What the exercise asks — Each entry here needs to be set down again exactly, please; pictures are left out.

--- Begin Provided records ---

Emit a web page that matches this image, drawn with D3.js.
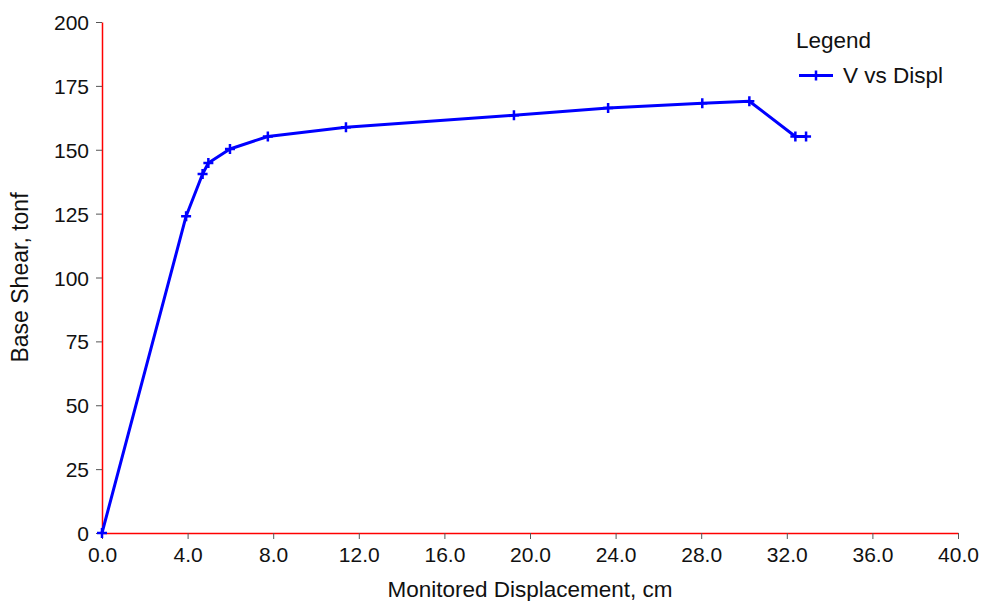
<!DOCTYPE html>
<html>
<head>
<meta charset="utf-8">
<script src="https://cdn.jsdelivr.net/npm/d3@7"></script>
<style>
  body { margin: 0; background: #fff; }
  text { font-family: "Liberation Sans", Arial, sans-serif; fill: #111; }
</style>
</head>
<body>
<script>
const svgWidth = 981;
const svgHeight = 601;

// pushover curve
const displ = [0, 3.93, 4.7, 4.97, 5.98, 7.75, 11.4, 19.25, 23.65, 28.05, 30.25, 32.4, 32.9];
const shear = [0, 124, 140.5, 144.8, 150.3, 155.2, 158.8, 163.5, 166.3, 168.2, 169, 155.2, 155.2];
const xTicks = [0, 4, 8, 12, 16, 20, 24, 28, 32, 36, 40];
const yTicks = [0, 25, 50, 75, 100, 125, 150, 175, 200];
const seriesName = 'V vs Displ';

const tickFont = 21;
const titleFont = 22.5;
const margin = {left: 102, right: 23, top: 22, bottom: 68};

const svg = d3.select('body')
              .append('svg')
              .attr('width', svgWidth)
              .attr('height', svgHeight);

const scaleX = d3.scaleLinear()
                 .domain([0, 40])
                 .range([margin.left, svgWidth - margin.right]);

const scaleY = d3.scaleLinear()
                 .domain([0, 200])
                 .range([svgHeight - margin.bottom, margin.top]);

// x axis
const xAxis = svg.append('g')
                 .attr('transform', `translate(0,${scaleY(0)})`)
                 .call(d3.axisBottom(scaleX).tickValues(xTicks).tickFormat(d3.format('.1f'))
                         .tickSizeInner(6).tickSizeOuter(0).tickPadding(8));
xAxis.selectAll('.tick text').attr('font-size', tickFont).attr('fill', '#111');

// y axis
const yAxis = svg.append('g')
                 .attr('transform', `translate(${scaleX(0)},0)`)
                 .call(d3.axisLeft(scaleY).tickValues(yTicks)
                         .tickSizeInner(6).tickSizeOuter(0).tickPadding(7));
yAxis.selectAll('.tick text').attr('font-size', tickFont).attr('fill', '#111').attr('dy', '0.36em');

svg.selectAll('.tick line').attr('stroke', '#555');
svg.selectAll('.domain').attr('stroke', '#ff0000').attr('stroke-width', 1.5);

// axis titles
svg.append('text')
   .attr('x', (scaleX(0) + scaleX(40)) / 2)
   .attr('y', 597)
   .attr('text-anchor', 'middle')
   .attr('font-size', titleFont)
   .text('Monitored Displacement, cm');

svg.append('text')
   .attr('transform', `translate(28,${(scaleY(0) + scaleY(200)) / 2}) rotate(-90)`)
   .attr('text-anchor', 'middle')
   .attr('font-size', 23)
   .text('Base Shear, tonf');

// curve
const points = displ.map((d, i) => ({x: d, y: shear[i]}));

const line = d3.line()
               .x(d => scaleX(d.x))
               .y(d => scaleY(d.y));

svg.append('path')
   .datum(points)
   .attr('d', line)
   .attr('fill', 'none')
   .attr('stroke', '#0000ff')
   .attr('stroke-width', 3)
   .attr('stroke-linejoin', 'round');

function drawPlus(g, cx, cy, r) {
  g.append('path')
   .attr('d', `M${cx - r},${cy}H${cx + r}M${cx},${cy - r}V${cy + r}`)
   .attr('stroke', '#0000ff')
   .attr('stroke-width', 2.5)
   .attr('fill', 'none');
}

const markers = svg.append('g');
points.forEach(p => drawPlus(markers, scaleX(p.x), scaleY(p.y), 5));

// legend
const legend = svg.append('g');
legend.append('text')
      .attr('x', 796)
      .attr('y', 48)
      .attr('font-size', titleFont)
      .text('Legend');
legend.append('line')
      .attr('x1', 799).attr('x2', 833)
      .attr('y1', 75.5).attr('y2', 75.5)
      .attr('stroke', '#0000ff')
      .attr('stroke-width', 3);
drawPlus(legend, 816, 75.5, 5);
legend.append('text')
      .attr('x', 843)
      .attr('y', 83)
      .attr('font-size', titleFont)
      .text(seriesName);
</script>
</body>
</html>
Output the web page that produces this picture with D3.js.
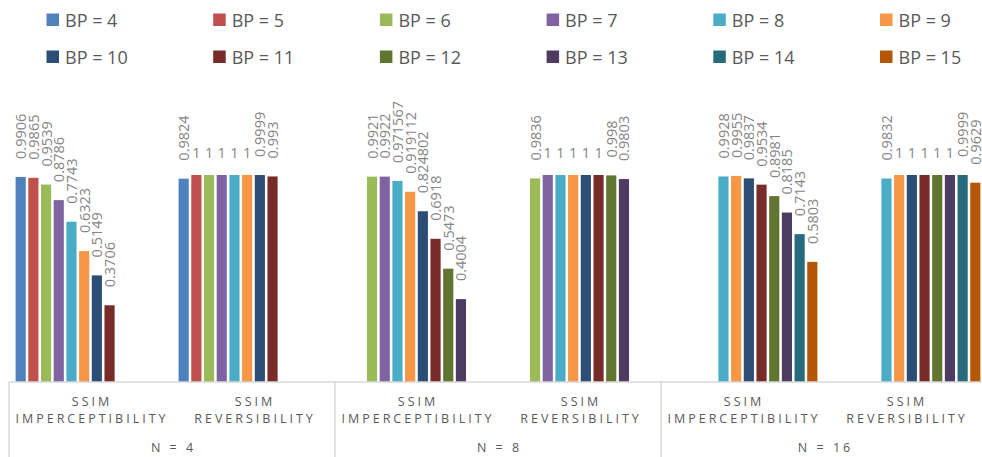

--- End Provided records ---

Full response —
Emit a web page that matches this image, drawn with D3.js.
<!DOCTYPE html>
<html>
<head>
<meta charset="utf-8">
<script src="https://cdn.jsdelivr.net/npm/d3@7"></script>
<style>
  body { margin: 0; background: #fff; }
  text { font-family: "Liberation Sans", Arial, sans-serif; fill: #111; }
</style>
</head>
<body>
<script>
const svgWidth = 981;
const svgHeight = 601;

// pushover curve
const displ = [0, 3.93, 4.7, 4.97, 5.98, 7.75, 11.4, 19.25, 23.65, 28.05, 30.25, 32.4, 32.9];
const shear = [0, 124, 140.5, 144.8, 150.3, 155.2, 158.8, 163.5, 166.3, 168.2, 169, 155.2, 155.2];
const xTicks = [0, 4, 8, 12, 16, 20, 24, 28, 32, 36, 40];
const yTicks = [0, 25, 50, 75, 100, 125, 150, 175, 200];
const seriesName = 'V vs Displ';

const tickFont = 21;
const titleFont = 22.5;
const margin = {left: 102, right: 23, top: 22, bottom: 68};

const svg = d3.select('body')
              .append('svg')
              .attr('width', svgWidth)
              .attr('height', svgHeight);

const scaleX = d3.scaleLinear()
                 .domain([0, 40])
                 .range([margin.left, svgWidth - margin.right]);

const scaleY = d3.scaleLinear()
                 .domain([0, 200])
                 .range([svgHeight - margin.bottom, margin.top]);

// x axis
const xAxis = svg.append('g')
                 .attr('transform', `translate(0,${scaleY(0)})`)
                 .call(d3.axisBottom(scaleX).tickValues(xTicks).tickFormat(d3.format('.1f'))
                         .tickSizeInner(6).tickSizeOuter(0).tickPadding(8));
xAxis.selectAll('.tick text').attr('font-size', tickFont).attr('fill', '#111');

// y axis
const yAxis = svg.append('g')
                 .attr('transform', `translate(${scaleX(0)},0)`)
                 .call(d3.axisLeft(scaleY).tickValues(yTicks)
                         .tickSizeInner(6).tickSizeOuter(0).tickPadding(7));
yAxis.selectAll('.tick text').attr('font-size', tickFont).attr('fill', '#111').attr('dy', '0.36em');

svg.selectAll('.tick line').attr('stroke', '#555');
svg.selectAll('.domain').attr('stroke', '#ff0000').attr('stroke-width', 1.5);

// axis titles
svg.append('text')
   .attr('x', (scaleX(0) + scaleX(40)) / 2)
   .attr('y', 597)
   .attr('text-anchor', 'middle')
   .attr('font-size', titleFont)
   .text('Monitored Displacement, cm');

svg.append('text')
   .attr('transform', `translate(28,${(scaleY(0) + scaleY(200)) / 2}) rotate(-90)`)
   .attr('text-anchor', 'middle')
   .attr('font-size', 23)
   .text('Base Shear, tonf');

// curve
const points = displ.map((d, i) => ({x: d, y: shear[i]}));

const line = d3.line()
               .x(d => scaleX(d.x))
               .y(d => scaleY(d.y));

svg.append('path')
   .datum(points)
   .attr('d', line)
   .attr('fill', 'none')
   .attr('stroke', '#0000ff')
   .attr('stroke-width', 3)
   .attr('stroke-linejoin', 'round');

function drawPlus(g, cx, cy, r) {
  g.append('path')
   .attr('d', `M${cx - r},${cy}H${cx + r}M${cx},${cy - r}V${cy + r}`)
   .attr('stroke', '#0000ff')
   .attr('stroke-width', 2.5)
   .attr('fill', 'none');
}

const markers = svg.append('g');
points.forEach(p => drawPlus(markers, scaleX(p.x), scaleY(p.y), 5));

// legend
const legend = svg.append('g');
legend.append('text')
      .attr('x', 796)
      .attr('y', 48)
      .attr('font-size', titleFont)
      .text('Legend');
legend.append('line')
      .attr('x1', 799).attr('x2', 833)
      .attr('y1', 75.5).attr('y2', 75.5)
      .attr('stroke', '#0000ff')
      .attr('stroke-width', 3);
drawPlus(legend, 816, 75.5, 5);
legend.append('text')
      .attr('x', 843)
      .attr('y', 83)
      .attr('font-size', titleFont)
      .text(seriesName);
</script>
</body>
</html>
Output the web page that produces this picture with D3.js.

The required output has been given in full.